Without limitation to any assumption or other qualification contained herein, we express no opinion as to:
a. The enforceability of the Transaction Documents.
b. The status of title to any real or personal property.
c. The reasonableness of any late charge or liquidated damages.
d. Any permits or approvals that may be required for the operation of the business of PDHC.
e. The following: (i) any federal or state securities, commodities or investment company laws or regulations; (ii) any federal or state labor, pension or other employee benefit laws or regulations; (iii) any federal or state antitrust, trade or unfair competition laws or regulations; (iv) any federal or state laws or regulations pertaining to the environment, occupational safety, health or other similar matters; (v) any federal or state energy laws or regulations; (vi) any laws, ordinances, administrative decisions, rules, regulations or requirements of any county, municipality, subdivision or similar local authority of any jurisdiction or any agency or instrumentality thereof; (vii) any federal or state tax laws or regulations or other tax matters, including, without limitation, franchise, income, sales, use or transfer taxes; (viii) any accounting matters; (ix) any federal or state laws or regulations pertaining to the regulation of utilities or telecommunication companies; (x) any federal or state laws or regulations relating to copyrights, patents, trademarks or other intellectual property; (xi) the financial condition or solvency of, or any financial or other information provided by PDHC; (xii) federal and state building, landmark, archaeological or historical preservation, mobile home, land use, zoning, subdivision, environmental, or hazardous materials laws or regulations; or (xiii) the federal laws of Canada or the laws of the Province of Alberta.
f.
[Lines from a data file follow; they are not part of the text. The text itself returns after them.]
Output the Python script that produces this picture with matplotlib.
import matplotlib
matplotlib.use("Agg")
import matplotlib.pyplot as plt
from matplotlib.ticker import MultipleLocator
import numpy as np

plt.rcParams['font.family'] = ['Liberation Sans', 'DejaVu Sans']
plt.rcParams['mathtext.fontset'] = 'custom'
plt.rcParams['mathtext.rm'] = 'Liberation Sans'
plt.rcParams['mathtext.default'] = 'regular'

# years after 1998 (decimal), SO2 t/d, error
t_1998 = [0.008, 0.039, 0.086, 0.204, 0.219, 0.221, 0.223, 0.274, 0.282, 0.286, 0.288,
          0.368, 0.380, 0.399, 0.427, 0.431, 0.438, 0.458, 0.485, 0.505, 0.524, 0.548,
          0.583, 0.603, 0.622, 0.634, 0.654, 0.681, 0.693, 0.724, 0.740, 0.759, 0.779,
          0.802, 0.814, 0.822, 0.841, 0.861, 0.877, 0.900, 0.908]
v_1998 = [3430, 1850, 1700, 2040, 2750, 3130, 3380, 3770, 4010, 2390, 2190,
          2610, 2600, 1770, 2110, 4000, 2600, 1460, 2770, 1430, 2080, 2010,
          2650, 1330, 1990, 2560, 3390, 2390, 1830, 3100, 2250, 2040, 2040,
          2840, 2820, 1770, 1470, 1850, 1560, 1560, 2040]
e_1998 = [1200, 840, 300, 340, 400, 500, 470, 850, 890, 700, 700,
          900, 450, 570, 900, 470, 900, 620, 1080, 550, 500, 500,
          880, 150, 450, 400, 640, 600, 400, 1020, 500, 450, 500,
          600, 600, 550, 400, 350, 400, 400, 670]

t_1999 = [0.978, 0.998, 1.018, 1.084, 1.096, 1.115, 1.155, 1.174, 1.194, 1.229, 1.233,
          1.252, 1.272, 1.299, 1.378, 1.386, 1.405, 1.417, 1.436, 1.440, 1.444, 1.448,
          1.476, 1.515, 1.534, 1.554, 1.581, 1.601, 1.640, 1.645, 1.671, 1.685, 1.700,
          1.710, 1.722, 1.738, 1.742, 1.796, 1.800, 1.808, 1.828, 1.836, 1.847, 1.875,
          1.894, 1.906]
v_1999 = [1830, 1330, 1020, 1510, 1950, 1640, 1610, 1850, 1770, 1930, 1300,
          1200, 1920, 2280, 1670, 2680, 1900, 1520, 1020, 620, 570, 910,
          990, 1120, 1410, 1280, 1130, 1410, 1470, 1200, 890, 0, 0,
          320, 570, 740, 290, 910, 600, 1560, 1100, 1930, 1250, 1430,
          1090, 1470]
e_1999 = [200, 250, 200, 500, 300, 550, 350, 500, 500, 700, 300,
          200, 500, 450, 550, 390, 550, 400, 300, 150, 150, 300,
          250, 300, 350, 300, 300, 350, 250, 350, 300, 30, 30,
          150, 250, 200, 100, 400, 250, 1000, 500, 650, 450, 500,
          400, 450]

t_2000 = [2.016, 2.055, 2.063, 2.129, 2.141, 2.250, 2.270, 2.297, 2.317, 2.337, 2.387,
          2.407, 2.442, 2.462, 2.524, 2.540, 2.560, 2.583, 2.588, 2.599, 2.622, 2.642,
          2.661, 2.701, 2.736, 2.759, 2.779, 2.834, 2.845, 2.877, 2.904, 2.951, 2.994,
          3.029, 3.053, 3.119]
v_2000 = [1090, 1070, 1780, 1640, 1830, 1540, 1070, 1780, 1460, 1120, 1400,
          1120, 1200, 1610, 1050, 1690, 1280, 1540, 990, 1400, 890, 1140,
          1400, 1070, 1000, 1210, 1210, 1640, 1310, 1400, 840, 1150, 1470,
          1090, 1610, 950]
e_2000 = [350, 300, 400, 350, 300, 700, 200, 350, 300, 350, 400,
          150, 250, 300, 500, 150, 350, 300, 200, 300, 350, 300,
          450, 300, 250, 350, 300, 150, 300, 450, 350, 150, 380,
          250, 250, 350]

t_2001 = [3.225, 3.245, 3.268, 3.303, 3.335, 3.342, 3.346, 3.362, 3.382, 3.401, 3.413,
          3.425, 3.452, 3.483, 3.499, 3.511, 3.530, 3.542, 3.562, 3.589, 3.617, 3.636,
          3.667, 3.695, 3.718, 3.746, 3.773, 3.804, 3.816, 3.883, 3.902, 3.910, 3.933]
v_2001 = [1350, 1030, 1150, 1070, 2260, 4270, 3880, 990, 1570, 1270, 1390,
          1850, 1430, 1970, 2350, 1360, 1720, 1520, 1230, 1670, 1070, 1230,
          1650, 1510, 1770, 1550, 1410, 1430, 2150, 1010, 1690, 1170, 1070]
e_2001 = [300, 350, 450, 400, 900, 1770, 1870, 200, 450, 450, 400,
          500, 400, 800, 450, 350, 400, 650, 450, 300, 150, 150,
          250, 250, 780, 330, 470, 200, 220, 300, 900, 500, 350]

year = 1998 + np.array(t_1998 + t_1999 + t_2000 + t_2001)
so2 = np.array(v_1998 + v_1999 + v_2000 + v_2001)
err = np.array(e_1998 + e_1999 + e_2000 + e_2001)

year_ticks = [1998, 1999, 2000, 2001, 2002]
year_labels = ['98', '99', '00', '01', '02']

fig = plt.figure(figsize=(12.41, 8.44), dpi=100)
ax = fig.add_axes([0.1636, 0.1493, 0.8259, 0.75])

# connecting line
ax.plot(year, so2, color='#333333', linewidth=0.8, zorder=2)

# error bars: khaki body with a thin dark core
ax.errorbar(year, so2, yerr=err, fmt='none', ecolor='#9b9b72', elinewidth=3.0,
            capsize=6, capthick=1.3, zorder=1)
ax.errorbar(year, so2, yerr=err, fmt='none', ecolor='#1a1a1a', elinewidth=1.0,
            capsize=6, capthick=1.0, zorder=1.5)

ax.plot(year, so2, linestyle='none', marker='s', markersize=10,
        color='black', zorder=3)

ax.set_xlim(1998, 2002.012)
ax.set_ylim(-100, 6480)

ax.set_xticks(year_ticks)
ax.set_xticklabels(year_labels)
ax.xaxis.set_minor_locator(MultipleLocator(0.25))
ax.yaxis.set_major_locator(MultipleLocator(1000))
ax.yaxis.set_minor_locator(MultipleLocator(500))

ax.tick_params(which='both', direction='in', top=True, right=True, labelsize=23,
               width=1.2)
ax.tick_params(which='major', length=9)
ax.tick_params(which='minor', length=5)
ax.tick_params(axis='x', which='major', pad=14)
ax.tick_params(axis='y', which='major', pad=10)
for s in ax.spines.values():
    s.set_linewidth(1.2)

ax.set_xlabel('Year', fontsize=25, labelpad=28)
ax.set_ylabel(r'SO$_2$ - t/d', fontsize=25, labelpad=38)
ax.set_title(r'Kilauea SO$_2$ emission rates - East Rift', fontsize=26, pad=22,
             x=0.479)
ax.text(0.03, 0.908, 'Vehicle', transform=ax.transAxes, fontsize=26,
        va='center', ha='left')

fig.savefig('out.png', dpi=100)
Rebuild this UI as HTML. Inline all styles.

Except as set forth herein, the ability of PDHC to perform the obligations of or to comply with the requirements imposed on them in the Transaction Documents.
g. Any restrictions on the power and authority of PDHC to act in its capacity as the general partner of Precision Drilling Company L.P., a Texas limited partnership (“PDC Texas”) that may be imposed under the organizational documents of PDC Texas or by the laws of the jurisdiction under which PDC Texas was formed.
We are admitted to practice in the State, and our opinion is limited to matters under or involving the laws of the State. We express no opinion as to matters under or involving the laws of any jurisdiction other than the laws of the State as those laws presently exist.
Precision Drilling Corporation
Attn: General Counsel
May 4, 2011
Page 5
This letter is issued in the State, and by issuing this letter the law firm of Jones Vargas shall not be deemed to be transacting business in any other state. Furthermore, by issuing this letter the law firm of Jones Vargas does not consent to the jurisdiction of any state but the State, and any claim or cause of action arising out of the opinions expressed herein must be brought in the State.
This opinion is furnished by us to you at the request of and as special counsel to PDHC. No client relationship we have exists between our Firm and you in connection with the Indenture or by virtue of this opinion. This opinion is solely for the benefit of the addressee hereto and may not be relied upon or used by, circulated, quoted or referred to, nor may copies hereof be delivered to, any person other than the addressees and PDHC without, in each instance, our prior written approval.
We hereby consent to the filing of this opinion letter as Exhibit 5.4 to the Registration Statement. We further consent to the reliance by Simpson Thacher & Bartlett LLP upon this opinion letter in rendering its opinions to you with respect to the transactions contemplated in the Registration Statement. The opinions expressed in this letter are rendered as of the date hereof, and we express no opinion as to circumstances or events that may occur subsequent to such date.